** Start of Given data **

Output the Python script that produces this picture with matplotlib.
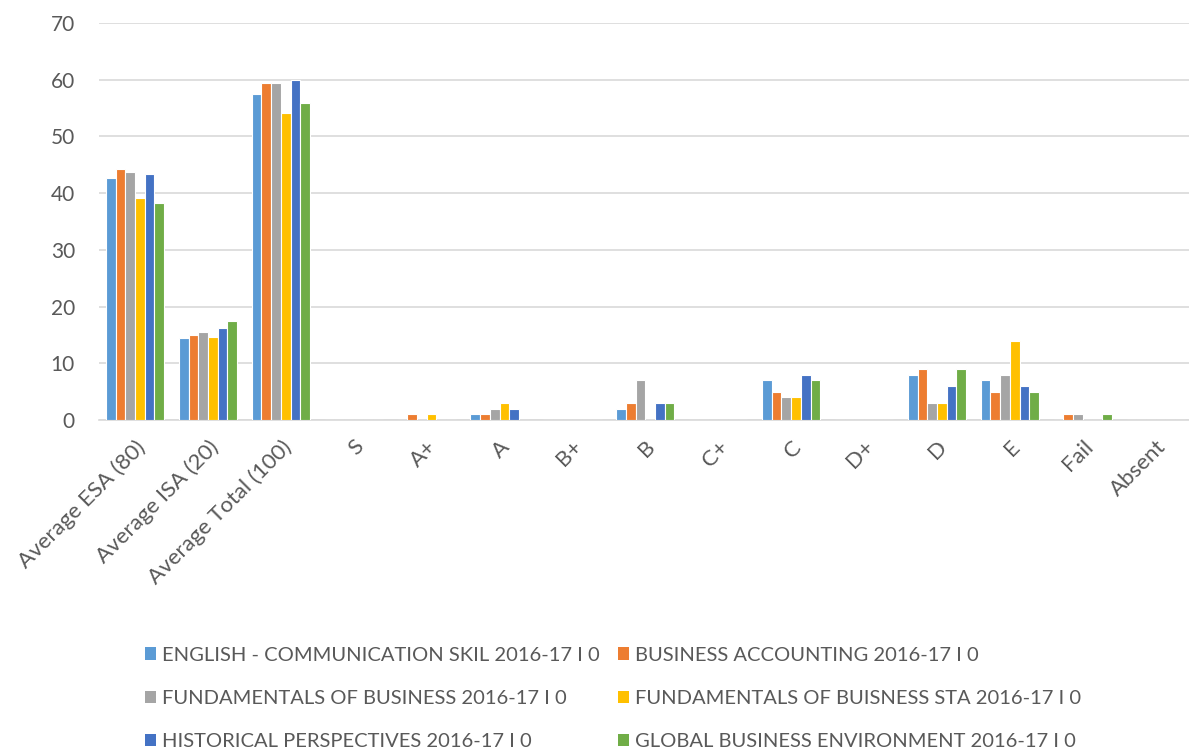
import numpy as np
import matplotlib.pyplot as plt
from matplotlib.patches import Patch

categories = ['Average ESA (80)', 'Average ISA (20)', 'Average Total (100)', 'S', 'A+', 'A',
              'B+', 'B', 'C+', 'C', 'D+', 'D', 'E', 'Fail', 'Absent']

series_names = ['ENGLISH - COMMUNICATION SKIL 2016-17 I 0',
                'BUSINESS ACCOUNTING 2016-17 I 0',
                'FUNDAMENTALS OF BUSINESS 2016-17 I 0',
                'FUNDAMENTALS OF BUISNESS STA 2016-17 I 0',
                'HISTORICAL PERSPECTIVES 2016-17 I 0',
                'GLOBAL BUSINESS ENVIRONMENT 2016-17 I 0']

english = [42.7, 14.5, 57.4, 0, 0, 1, 0, 2, 0, 7, 0, 8, 7, 0, 0]
accounting = [44.3, 15.0, 59.5, 0, 1, 1, 0, 3, 0, 5, 0, 9, 5, 1, 0]
fundamentals = [43.8, 15.5, 59.5, 0, 0, 2, 0, 7, 0, 4, 0, 3, 8, 1, 0]
fund_sta = [39.2, 14.7, 54.1, 0, 1, 3, 0, 0, 0, 4, 0, 3, 14, 0, 0]
historical = [43.4, 16.2, 59.9, 0, 0, 2, 0, 3, 0, 8, 0, 6, 6, 0, 0]
global_env = [38.2, 17.5, 55.9, 0, 0, 0, 0, 3, 0, 7, 0, 9, 5, 1, 0]

all_series = [english, accounting, fundamentals, fund_sta, historical, global_env]
colors = ['#5B9BD5', '#ED7D31', '#A5A5A5', '#FFC000', '#4472C4', '#70AD47']

plt.rcParams['font.family'] = ['Lato', 'DejaVu Sans']

fig = plt.figure(figsize=(11.89, 7.53), dpi=100)
ax = fig.add_axes([0.0829, 0.4422, 0.9197, 0.5273])

x = np.arange(len(categories))
n = len(all_series)
w = 0.133
for i, (vals, c) in enumerate(zip(all_series, colors)):
	ax.bar(x + (i - (n - 1) / 2) * w, vals, width=w, color=c, edgecolor='white', linewidth=0.8, zorder=3)

ax.set_xlim(-0.5, len(categories) - 0.5)
ax.set_ylim(0, 70)
ax.set_yticks(np.arange(0, 71, 10))
ax.grid(axis='y', color='#D9D9D9', linewidth=1.2, zorder=0)
for s in ['top', 'right', 'left']:
	ax.spines[s].set_visible(False)
ax.spines['bottom'].set_color('#D9D9D9')
ax.spines['bottom'].set_linewidth(1.2)
ax.tick_params(length=0, labelcolor='#595959', labelsize=15)
ax.tick_params(axis='y', pad=17)
ax.set_xticks(x)
ax.set_xticklabels(categories, rotation=45, ha='right', rotation_mode='anchor', fontsize=16)
ax.tick_params(axis='x', pad=12)

# legend fills row by row like Excel
order = [0, 2, 4, 1, 3, 5]
handles = [Patch(facecolor=colors[k], edgecolor='none') for k in order]
labels = [series_names[k] for k in order]
fig.legend(handles, labels, ncol=2, loc='lower left', bbox_to_anchor=(0.107, -0.02),
           frameon=False, fontsize=14.5, labelcolor='#595959', handlelength=0.55, handleheight=0.55,
           handletextpad=0.3, columnspacing=0.9, labelspacing=1.3)

fig.savefig('out.png', dpi=100)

** End of Given data **

Reproduce only the lines from the beginning of the data through the line that contains "2016-17 I 0']", both included, and please drop the pictures.

◆ Complete output ◆
Output the Python script that produces this picture with matplotlib.
import numpy as np
import matplotlib.pyplot as plt
from matplotlib.patches import Patch

categories = ['Average ESA (80)', 'Average ISA (20)', 'Average Total (100)', 'S', 'A+', 'A',
              'B+', 'B', 'C+', 'C', 'D+', 'D', 'E', 'Fail', 'Absent']

series_names = ['ENGLISH - COMMUNICATION SKIL 2016-17 I 0',
                'BUSINESS ACCOUNTING 2016-17 I 0',
                'FUNDAMENTALS OF BUSINESS 2016-17 I 0',
                'FUNDAMENTALS OF BUISNESS STA 2016-17 I 0',
                'HISTORICAL PERSPECTIVES 2016-17 I 0',
                'GLOBAL BUSINESS ENVIRONMENT 2016-17 I 0']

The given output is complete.